Judith was found beaten with a blunt object, raped and sodomized with a blunt object, and strangled. Apparently, she'd opened her front door to get some cool air, allowing her killer easy access. She'd broken a fingernail scratching him, and a bloody fingerprint had been left behind on the doorframe.

Clarence was swiftly arrested outside his home, 40 miles from Judith's house, despite his wife Melinda's claim that he'd been in bed. However, she admitted she had not been in the same bed with him so she could not say for sure, but she believed that if he'd left the dogs would have barked. The police seemed to treat her as if they believed she was covering for him. Thus, in quick succession, Melinda learned about her mother's brutal murder, her niece's assault, and her husband's arrest. But she remained firm that Clarence was innocent.

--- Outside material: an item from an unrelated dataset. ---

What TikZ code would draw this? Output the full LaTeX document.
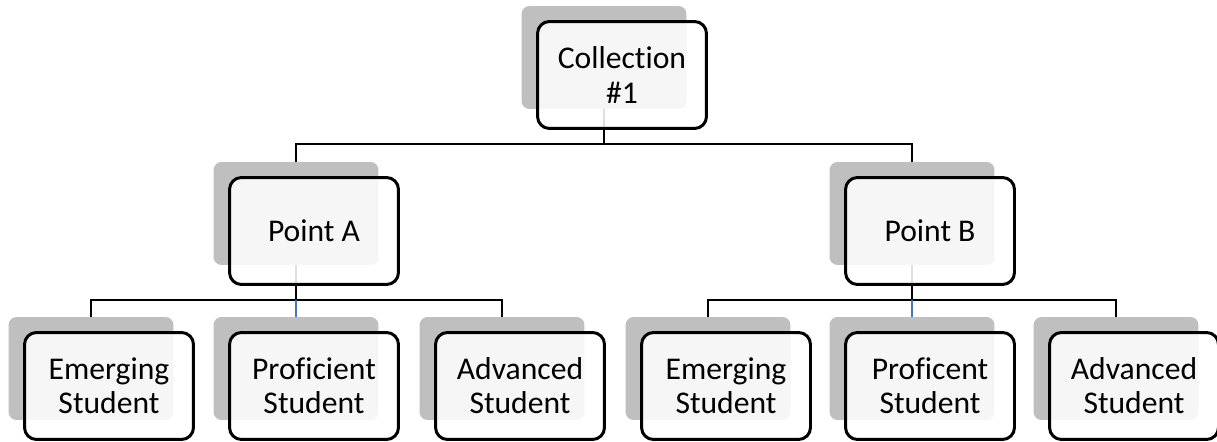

Only a year later, when Brooke talked with prosecutor Michael E. Carroll did she express uncertainty again. She said she wasn't certain about seeing her uncle, but the team coached and reassured her, and so she agreed to testify against him. She was, of course, the key prosecution witness. She had been there, she had seen what happened, and there was no one to contradict her.

While there was evidence that suggested the possibility of another perpetrator, with an eyewitness the police did not see the need to waste more resources on the case. Nevertheless, as many forensic psychologists know, cases with child witnesses can be tricky.